Crisis-ridden National Spot Exchange Ltd (NSEL) has proposed to initiate default proceedings against Lotus Refineries saying that it owes Rs 252 crore to investors, a claim the company has disputed.
Lotus has written to the commodity market regulator FMC disputing any payment obligation. The Mumbai-based company makes a wide range of edible oil products.
The Forward Markets Commission (FMC) has, meanwhile, sought comments on the issue from the National Spot Exchange Ltd (NSEL) at the earliest.
In a directive to the NSEL, the regulator said it has "received a letter from Lotus Refineries Pvt Ltd disputing their pay-in obligation. The comments of the exchange may be forwarded at the earliest".
NSEL has proposed initiating default proceedings against the Lotus Refineries for pay-in obligation of Rs 252.56 crore, FMC said.
That apart, the FMC has directed the spot exchange not to make payment of Rs 1,159.55 crore to its related entity Indian Bullion Market Association (IBMA).

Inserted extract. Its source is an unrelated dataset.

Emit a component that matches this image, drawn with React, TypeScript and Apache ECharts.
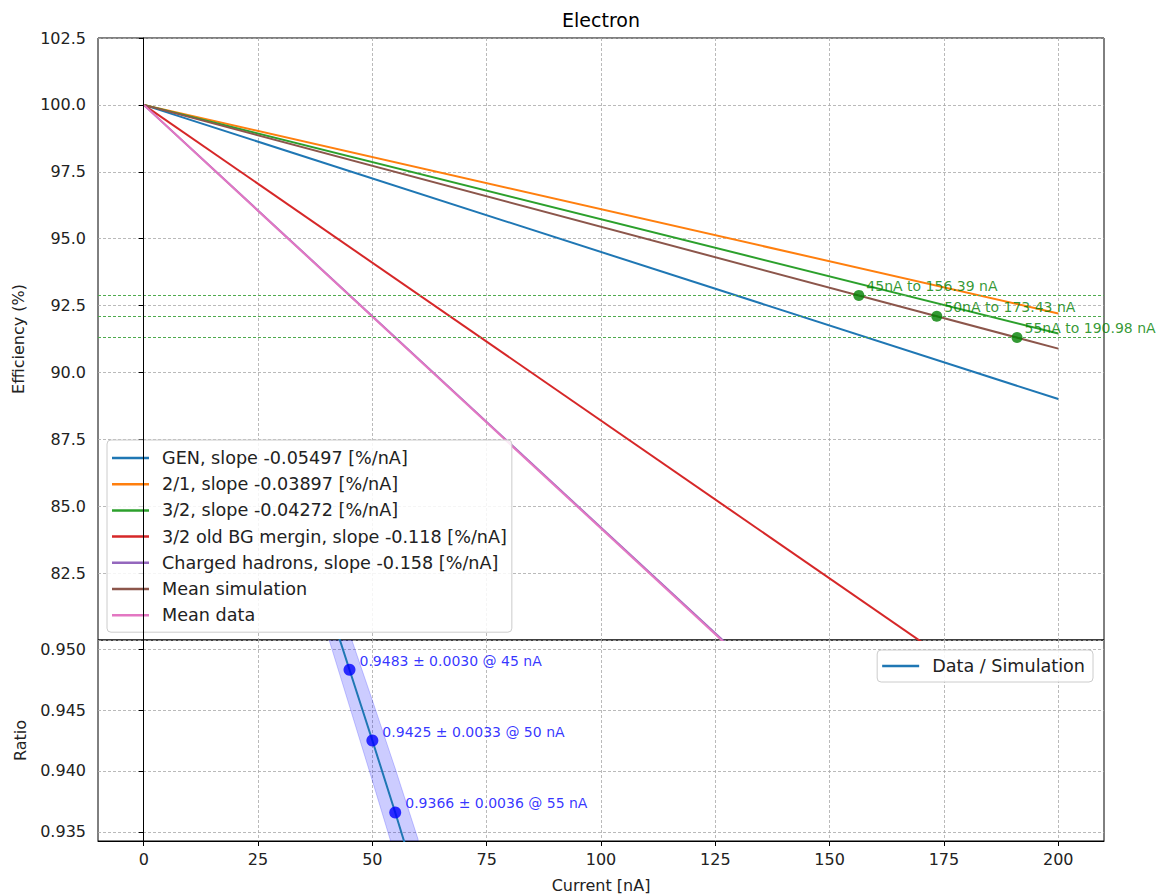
import React, { useEffect, useRef } from "react";
import * as echarts from "echarts";

const FONT = "DejaVu Sans";

// Top panel: efficiency lines, each from (0, 100) to (200, end)
const lineNames = [
  "GEN, slope -0.05497 [%/nA]",
  "2/1, slope -0.03897 [%/nA]",
  "3/2, slope -0.04272 [%/nA]",
  "3/2 old BG mergin, slope -0.118 [%/nA]",
  "Charged hadrons, slope -0.158 [%/nA]",
  "Mean simulation",
  "Mean data",
];
const lineColors = ["#1f77b4", "#ff7f0e", "#2ca02c", "#d62728", "#9467bd", "#8c564b", "#e377c2"];
const lineStartX = [0, 0, 0, 0, 0, 0, 0];
const lineStartY = [100, 100, 100, 100, 100, 100, 100];
const lineEndX = [200, 200, 200, 200, 200, 200, 200];
const lineEndY = [89.006, 92.206, 91.456, 76.4, 68.4, 90.89, 68.34];

// Equivalent-current crossing points
const crossCurrents = [45, 50, 55];
const crossX = [156.39, 173.43, 190.98];
const crossY = [92.88, 92.1, 91.31];

// Bottom panel: ratio data / simulation
const ratioX = [40, 45, 50, 55, 60];
const ratioY = [0.9541, 0.9483, 0.9425, 0.9366, 0.9305];
const ratioErr = [0.0027, 0.003, 0.0033, 0.0036, 0.0039];
const ptX = [45, 50, 55];
const ptY = [0.9483, 0.9425, 0.9366];
const ptErr = [0.003, 0.0033, 0.0036];

const xTicks = [0, 25, 50, 75, 100, 125, 150, 175, 200];
const ratioTicks = [0.935, 0.94, 0.945, 0.95];

const gridLine = { show: true, lineStyle: { color: "#a8a8a8", width: 0.8, type: [3, 2] as any } };
const labelStyle = { color: "#222", fontFamily: FONT, fontSize: 16 };
const legendText = { color: "#222", fontFamily: FONT, fontSize: 17.6, lineHeight: 17, padding: [0, 0, 0, 8] };
const hLineStyle = { color: "#4fab4f", width: 1.1, type: [3, 2] as any, opacity: 1 };

export default function App() {
  const ref = useRef<HTMLDivElement>(null);
  useEffect(() => {
    const chart = echarts.init(ref.current!, null, { renderer: "svg" });
    const lineSeries: any[] = lineNames.map((name, i) => ({
      name,
      type: "line",
      xAxisIndex: 0,
      yAxisIndex: 0,
      symbol: "none",
      color: lineColors[i],
      lineStyle: { width: 2, color: lineColors[i] },
      data: [
        [lineStartX[i], lineStartY[i]],
        [lineEndX[i], lineEndY[i]],
      ],
      z: 3 + i * 0.01,
      ...(i === 0
        ? {
            markLine: {
              silent: true,
              symbol: "none",
              label: { show: false },
              lineStyle: { color: "#000", width: 1, type: "solid" },
              data: [{ xAxis: 0 }],
            },
          }
        : {}),
    }));

    // one invisible carrier series per horizontal guide line
    const hLineSeries: any[] = crossY.map((y, i) => ({
      name: `guide-${i}`,
      type: "line",
      xAxisIndex: 0,
      yAxisIndex: 0,
      symbol: "none",
      silent: true,
      color: hLineStyle.color,
      lineStyle: { opacity: 0 },
      data: [],
      z: 2,
      markLine: {
        silent: true,
        symbol: "none",
        label: { show: false },
        lineStyle: hLineStyle,
        emphasis: { disabled: true },
        data: [{ yAxis: y }],
      },
    }));

    const option: any = {
      animation: false,
      textStyle: { fontFamily: FONT },
      graphic: [
        {
          type: "text",
          x: 601,
          y: 20,
          style: {
            text: "Electron",
            fontFamily: FONT,
            fontSize: 19,
            fill: "#000",
            textAlign: "center",
            textVerticalAlign: "middle",
          },
        },
      ],
      grid: [
        { left: 98, top: 38, width: 1006, height: 602, show: true, borderColor: "#000", borderWidth: 1, backgroundColor: "transparent" },
        { left: 98, top: 640, width: 1006, height: 201, show: true, borderColor: "#000", borderWidth: 1, backgroundColor: "transparent" },
      ],
      legend: [
        {
          data: lineNames,
          orient: "vertical",
          left: 107,
          top: 440,
          padding: [9, 5, 8, 5],
          icon: "rect",
          itemWidth: 37,
          itemHeight: 2.5,
          itemGap: 8.2,
          backgroundColor: "rgba(255,255,255,0.85)",
          borderColor: "#cccccc",
          borderWidth: 1,
          borderRadius: 4,
          textStyle: legendText,
          selectedMode: false,
        },
        {
          data: ["Data / Simulation"],
          orient: "vertical",
          right: 63,
          top: 650,
          padding: [7, 8, 7, 5],
          icon: "rect",
          itemWidth: 37,
          itemHeight: 2.5,
          backgroundColor: "rgba(255,255,255,0.85)",
          borderColor: "#cccccc",
          borderWidth: 1,
          borderRadius: 4,
          textStyle: legendText,
          selectedMode: false,
        },
      ],
      xAxis: [
        {
          type: "value",
          gridIndex: 0,
          min: -10,
          max: 210,
          axisLine: { show: false },
          axisTick: { show: false, customValues: xTicks },
          axisLabel: { show: false, customValues: xTicks },
          splitLine: gridLine,
        },
        {
          type: "value",
          gridIndex: 1,
          min: -10,
          max: 210,
          name: "Current [nA]",
          nameLocation: "middle",
          nameGap: 36,
          nameTextStyle: labelStyle,
          axisLine: { show: true, lineStyle: { color: "#000", width: 1 } },
          axisTick: { show: true, length: 5, customValues: xTicks, lineStyle: { color: "#000" } },
          axisLabel: { ...labelStyle, margin: 10, customValues: xTicks, formatter: (v: number) => String(v) },
          splitLine: gridLine,
        },
      ],
      yAxis: [
        {
          type: "value",
          gridIndex: 0,
          min: 80,
          max: 102.5,
          interval: 2.5,
          name: "Efficiency (%)",
          nameLocation: "middle",
          nameGap: 72,
          nameRotate: 90,
          nameTextStyle: labelStyle,
          axisLine: { show: true, lineStyle: { color: "#000", width: 1 } },
          axisTick: { show: true, length: 5, lineStyle: { color: "#000" } },
          axisLabel: { ...labelStyle, margin: 12, showMinLabel: false, formatter: (v: number) => v.toFixed(1) },
          splitLine: gridLine,
        },
        {
          type: "value",
          gridIndex: 1,
          min: 0.93426,
          max: 0.95074,
          name: "Ratio",
          nameLocation: "middle",
          nameGap: 70,
          nameRotate: 90,
          nameTextStyle: labelStyle,
          axisLine: { show: true, lineStyle: { color: "#000", width: 1 } },
          axisTick: { show: true, length: 5, customValues: ratioTicks, lineStyle: { color: "#000" } },
          axisLabel: { ...labelStyle, margin: 12, customValues: ratioTicks, formatter: (v: number) => v.toFixed(3) },
          splitLine: gridLine,
        },
      ],
      series: [
        ...hLineSeries,
        ...lineSeries,
        {
          name: "crossings",
          type: "scatter",
          xAxisIndex: 0,
          yAxisIndex: 0,
          symbolSize: 11,
          itemStyle: { color: "#008000" },
          z: 5,
          label: {
            show: true,
            position: "right",
            distance: 2,
            offset: [0, -9],
            formatter: "{b}",
            color: "#008000",
            fontFamily: FONT,
            fontSize: 14,
          },
          data: crossX.map((x, i) => ({
            name: `${crossCurrents[i]}nA to ${x.toFixed(2)} nA`,
            value: [x, crossY[i]],
          })),
        },
        {
          name: "band",
          type: "custom",
          xAxisIndex: 1,
          yAxisIndex: 1,
          silent: true,
          z: 2,
          data: ratioX.map((x, i) => [x, ratioY[i] - ratioErr[i], ratioY[i] + ratioErr[i]]),
          renderItem: (params: any, api: any) => {
            if (params.dataIndex !== 0) return null;
            const upper = ratioX.map((x, i) => api.coord([x, ratioY[i] + ratioErr[i]]));
            const lower = ratioX.map((x, i) => api.coord([x, ratioY[i] - ratioErr[i]])).reverse();
            const cs = params.coordSys;
            return {
              type: "polygon",
              shape: { points: [...upper, ...lower] },
              style: { fill: "rgba(0,0,255,0.2)", stroke: "rgba(0,0,255,0.2)", lineWidth: 1 },
              clipPath: { type: "rect", shape: { x: cs.x, y: cs.y, width: cs.width, height: cs.height } },
            };
          },
        },
        {
          name: "Data / Simulation",
          type: "line",
          xAxisIndex: 1,
          yAxisIndex: 1,
          symbol: "none",
          color: "#1f77b4",
          lineStyle: { width: 2, color: "#1f77b4" },
          data: ratioX.map((x, i) => [x, ratioY[i]]),
          z: 4,
          markLine: {
            silent: true,
            symbol: "none",
            label: { show: false },
            lineStyle: { color: "#000", width: 1, type: "solid" },
            data: [{ xAxis: 0 }],
          },
        },
        {
          name: "ratio-points",
          type: "scatter",
          xAxisIndex: 1,
          yAxisIndex: 1,
          symbolSize: 12,
          itemStyle: { color: "#0000ff" },
          z: 5,
          label: {
            show: true,
            position: "right",
            distance: 4,
            offset: [0, -9],
            formatter: "{b}",
            color: "#0000ff",
            fontFamily: FONT,
            fontSize: 14,
          },
          data: ptX.map((x, i) => ({
            name: `${ptY[i].toFixed(4)} ± ${ptErr[i].toFixed(4)} @ ${x} nA`,
            value: [x, ptY[i]],
          })),
        },
      ],
    };
    chart.setOption(option);
    return () => chart.dispose();
  }, []);
  return (
    <div
      ref={ref}
      style={{ position: "fixed", left: 0, top: 0, width: 1156, height: 896, background: "#fff" }}
    />
  );
}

NSEL has 60.88 per cent equity and common directors in the IBMA. The regulator has asked the bourse to provide information about shareholding and directors of IBMA besides details of all trading members and clients attached to this association.
NSEL, promoted by Jignesh Shah-headed Financial Technologies India Ltd (FTIL), was engulfed in a crisis after it suspended trade on July 31, raising concerns about possible default of Rs 5,600 crore due to investors, including 7,000 small investors.